The Psychology of Not Listening
We’re used to considering such cases as stemming from a lack of manners. The person who talks relentlessly about themselves and their themes must – first and foremost – be rude. They haven’t been educated to consider others’ feelings. They have forgotten the laws of etiquette. They’re the equivalent, in the conversational domain, of a ruffian who wipes their mouth on the back of their hand or never writes thank-you letters.
But what appears as a lack of consideration may, in reality, stem from something far deeper and more psychological. We’re not dealing with an omission so much as a compulsion, not an excess but a deprivation. The person hasn’t just forgotten to listen; they’re unable to do so.
And the reason is poignant: fear. The non-listener registers an acute sense of danger whenever they are called upon – in company – to attune to another’s reality, as though there was a stark choice: either them or us. They vaunt themselves, circle their pet themes and chatter endlessly to fight off a terror of annihilation. It isn’t egoism or over-confidence, but an extreme feeling of fragility and invisibility. The non-listener must shut others out in order to keep themselves alive. If they were to park their concerns for even a few moments (to ask us about our work, or our sore elbow), they might feel there would be nothing left of them when they returned.
The Roots of Generosity
Inevitably, there will be a sad backstory. They cannot listen because – for a long time, in the early years – they were not the focus of anyone else’s interest or delight. No one was especially charmed by their drawings; no one remembered their smaller sorrows and pains.

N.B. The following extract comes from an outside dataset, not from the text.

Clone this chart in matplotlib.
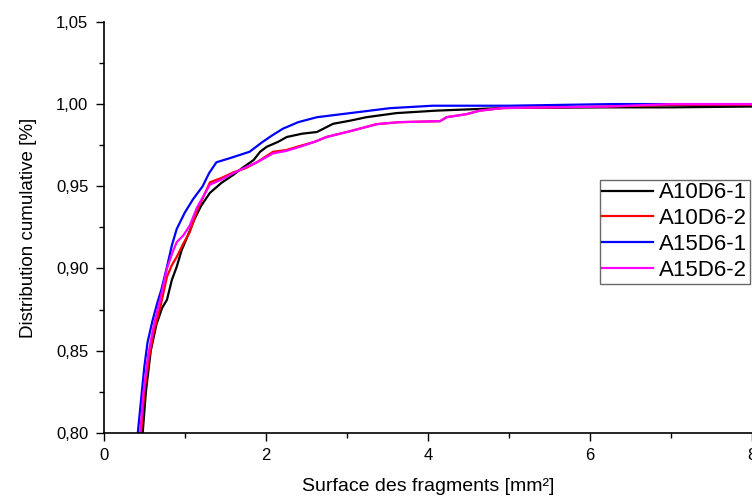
import matplotlib
matplotlib.use("Agg")
import matplotlib.pyplot as plt
from matplotlib.ticker import MultipleLocator, FuncFormatter

plt.rcParams['font.family'] = ['Liberation Sans', 'DejaVu Sans']

# values (surface in mm², cumulative fraction)
x_a10d6_1 = [0.48, 0.52, 0.58, 0.65, 0.72, 0.78, 0.84, 0.90, 0.96, 1.02, 1.12, 1.20, 1.31, 1.45, 1.60,
             1.72, 1.85, 1.93, 2.01, 2.15, 2.26, 2.45, 2.63, 2.83, 3.05, 3.24, 3.61, 4.10, 4.93, 6.20, 7.00, 8.00]
y_a10d6_1 = [0.800, 0.825, 0.850, 0.866, 0.876, 0.881, 0.893, 0.901, 0.911, 0.918, 0.930, 0.938, 0.946, 0.952, 0.957,
             0.9615, 0.966, 0.971, 0.974, 0.977, 0.980, 0.982, 0.983, 0.988, 0.990, 0.992, 0.9945, 0.996, 0.9976, 0.998, 0.998, 0.9985]

x_a10d6_2 = [0.46, 0.50, 0.56, 0.62, 0.70, 0.78, 0.84, 0.90, 0.98, 1.06, 1.15, 1.31, 1.45, 1.60, 1.75,
             1.89, 2.09, 2.25, 2.42, 2.60, 2.75, 3.04, 3.37, 3.65, 4.15, 4.23, 4.48, 4.64, 4.93, 6.20, 7.00, 8.00]
y_a10d6_2 = [0.800, 0.825, 0.846, 0.862, 0.877, 0.895, 0.902, 0.907, 0.915, 0.922, 0.935, 0.9524, 0.955, 0.9585, 0.961,
             0.9646, 0.971, 0.972, 0.9745, 0.977, 0.980, 0.9835, 0.9878, 0.989, 0.9896, 0.992, 0.9939, 0.996, 0.9976, 0.9985, 0.9995, 0.9995]

x_a15d6_1 = [0.42, 0.46, 0.50, 0.54, 0.60, 0.66, 0.71, 0.78, 0.84, 0.90, 1.00, 1.10, 1.22, 1.30, 1.39,
             1.55, 1.80, 1.96, 2.08, 2.21, 2.40, 2.63, 3.04, 3.53, 4.06, 5.00, 6.28, 7.00, 8.00]
y_a15d6_1 = [0.800, 0.820, 0.840, 0.855, 0.868, 0.879, 0.887, 0.901, 0.914, 0.924, 0.934, 0.942, 0.950, 0.958, 0.9646,
             0.967, 0.971, 0.977, 0.981, 0.985, 0.989, 0.992, 0.9945, 0.9975, 0.999, 0.999, 1.000, 1.000, 1.000]

x_a15d6_2 = [0.45, 0.49, 0.55, 0.62, 0.70, 0.78, 0.85, 0.90, 0.98, 1.06, 1.15, 1.31, 1.45, 1.60, 1.75,
             1.89, 2.09, 2.25, 2.42, 2.60, 2.75, 3.04, 3.37, 3.65, 4.15, 4.23, 4.48, 4.64, 4.93, 6.20, 7.00, 8.00]
y_a15d6_2 = [0.800, 0.825, 0.848, 0.866, 0.882, 0.900, 0.910, 0.916, 0.920, 0.926, 0.937, 0.951, 0.954, 0.958, 0.9615,
             0.9646, 0.970, 0.9715, 0.974, 0.977, 0.980, 0.9835, 0.9878, 0.989, 0.9896, 0.992, 0.9939, 0.996, 0.9976, 0.9985, 1.000, 1.000]

series = [
    ("A10D6-1", x_a10d6_1, y_a10d6_1, "black"),
    ("A10D6-2", x_a10d6_2, y_a10d6_2, "#ff0000"),
    ("A15D6-1", x_a15d6_1, y_a15d6_1, "#0000ff"),
    ("A15D6-2", x_a15d6_2, y_a15d6_2, "#ff00ff"),
]

fig = plt.figure(figsize=(7.52, 4.97), dpi=100)
ax = fig.add_axes([0.138, 0.129, 0.862, 0.827])

for name, xs, ys, col in series:
    ax.plot(xs, ys, color=col, lw=1.6, label=name)

ax.set_xlim(0, 8)
ax.set_ylim(0.80, 1.05)
ax.xaxis.set_major_locator(MultipleLocator(2))
ax.xaxis.set_minor_locator(MultipleLocator(1))
ax.yaxis.set_major_locator(MultipleLocator(0.05))
ax.yaxis.set_minor_locator(MultipleLocator(0.025))
ax.yaxis.set_major_formatter(FuncFormatter(lambda v, p: f"{v:.2f}".replace(".", ",")))
ax.tick_params(which='major', direction='out', length=6, width=1, labelsize=12, pad=5)
ax.tick_params(which='minor', direction='out', length=3.5, width=1)

ax.spines['top'].set_visible(False)
ax.spines['right'].set_visible(False)
ax.spines['left'].set_linewidth(1.2)
ax.spines['bottom'].set_linewidth(1.2)

ax.set_xlabel("Surface des fragments [mm²]", fontsize=14, labelpad=11)
ax.set_ylabel("Distribution cumulative [%]", fontsize=13.5, labelpad=14)

leg = ax.legend(loc='upper left', bbox_to_anchor=(0.765, 0.616), fontsize=16, frameon=True, fancybox=False,
                handlelength=2.3, handletextpad=0.25, borderpad=0.12, labelspacing=0.22, borderaxespad=0)
leg.get_frame().set_edgecolor('#444444')
leg.get_frame().set_linewidth(1.0)

fig.savefig("out.png", dpi=100)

It wasn’t amazing to anyone else that they existed. They have grown into the over-zealous guardians of a sense of specialness that they should have received from others from the start.
Their behaviour only serves to evoke what an achievement it is to be able, at times, to be the one who asks the questions and takes the back seat. If we can do this sincerely, it will be because someone, somewhere in our past, dropped to our level and tried to imagine the world through our eyes. Amidst their own cares and chores, someone gave us room. We came to them with a drawing (of a buttercup and a giant spider) and they asked us for the origins of our inspiration. They listened carefully when we told them of our plans for an underwater world or our fantasy of a wand that could turn furniture into chocolate. It was such early generosity that now makes it tolerable for us to immerse ourselves in the twists and turns of another’s breakup or a second cousin’s house move. We aren’t so much polite as fortunate.
None of this removes the problem, but it may just give us something a little more interesting to consider the next time we are bored into a claustrophobic stupor by one of our fragile, kind, wounded non-listening acquaintances: a chance to reflect, with compassion, on the psychology of not listening, and on what early absences might have made such behaviour feel like a necessity.